Il ne viendrait pas à l’idée d’un dessinateur du magazine Jade, par exemple, de dessiner en couleur directe sachant qu’il sera publié obligatoirement en noir et blanc. Avant que la couleur ne se généralise dans les quotidiens américains, les dessinateurs de comic strips aux États-Unis travaillaient en noir et blanc en semaine et en couleur pour les suppléments du dimanche.

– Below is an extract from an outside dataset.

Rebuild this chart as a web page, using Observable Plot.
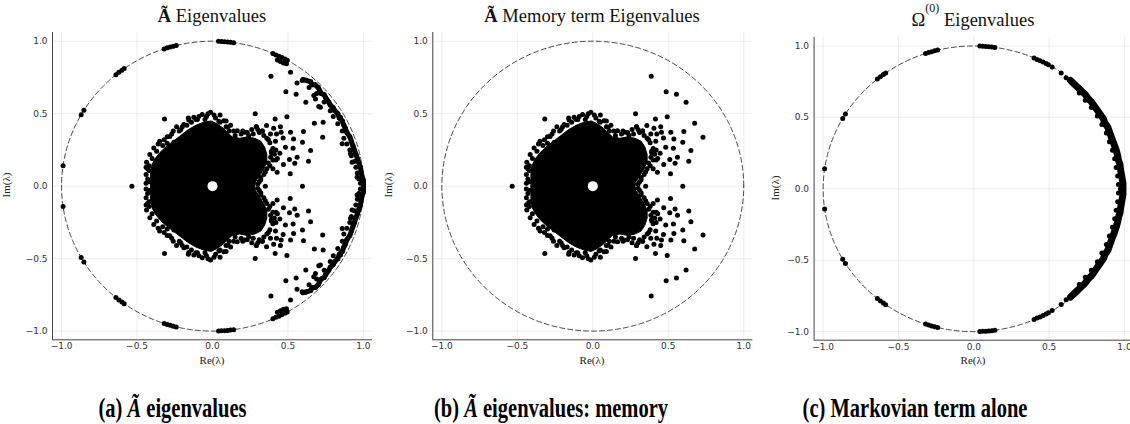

Chez certains auteurs le façonnage du livre et le jeu sur les possibilités de reproductibilité technique est devenu une partie intégrante de leur démarche artistique. L’américain Chris Ware est à cet égard le plus emblématique de cette tendance. Il varie le format de ces comics (qui peuvent aller du 27,5cm de largeur sur 45,5cm de hauteur pour le plus grand à 15,7cm sur 18,5cm pour le plus petit), et dans un même volume il peut utiliser divers types d’impression (noir et blanc, bichromie ou quadrichromie) ainsi que différents types de papier (coloré ou non, de qualité ou de grammage divers, etc.).
Ware va jusqu’à faire de fausses publicités et de fausses lettres de lecteurs, pousse la maniaquerie jusqu’à écrire de longs articles plus ou moins décalés, ainsi qu’à concevoir des dioramas et des maquettes en papier à découper accompagnés de longues notices expliquant le montage dans ces moindres détails. Ware conçoit ses comics au-delà de la simple planche de bande dessinée. Pour lui le comics est un art total qui doit s’appréhender dans ses spécificités historiques et de fabrication.

Aujourd’hui la reproductibilité est moins un problème technique qu’un problème financier et/ou d’organisation (de la production, de sa commercialisation et de l’état d’un marché).
C’est en partie pour cette raison que les auteurs s’impliquent de plus en plus dans la conception de la réalisation de l’album. Dans son album La Tour, François Schuiten a eu recours à la couleur pour une huitaine de planches seulement sur la centaine composant le récit. Pour faire accepter son projet auprès de son éditeur et minimiser le coût de fabrication, il a fait en sorte, avec son scénariste B. Peeters, que les pages couleur coïncident avec des cahiers d’impressions facilement insérables lors de l’assemblage du livre, à ceux imprimés en noir et blanc par une autre machine. De l’aveu même des auteurs «Cela impliquait de notre part un découpage extrêmement précis, un véritable casse-tête !».[23]

Si les bandes dessinées muettes sont dans leur écrasante majorité en noir et blanc, c’est à la fois ou séparément, pour des raisons de coût, d’importance de l’éditeur ou de renommée de l’auteur.
Arzach ou Soirs de Paris d’Avril et Petit-Roulet ont pu être édités respectivement grâce à la notoriété de l’auteur et de l’éditeur. La clef des champs est en noir et blanc pour des raisons exactement inverses. De manière générale les éditeurs indépendants ou la small press éditent en noir et blanc, principalement pour des raisons de coûts.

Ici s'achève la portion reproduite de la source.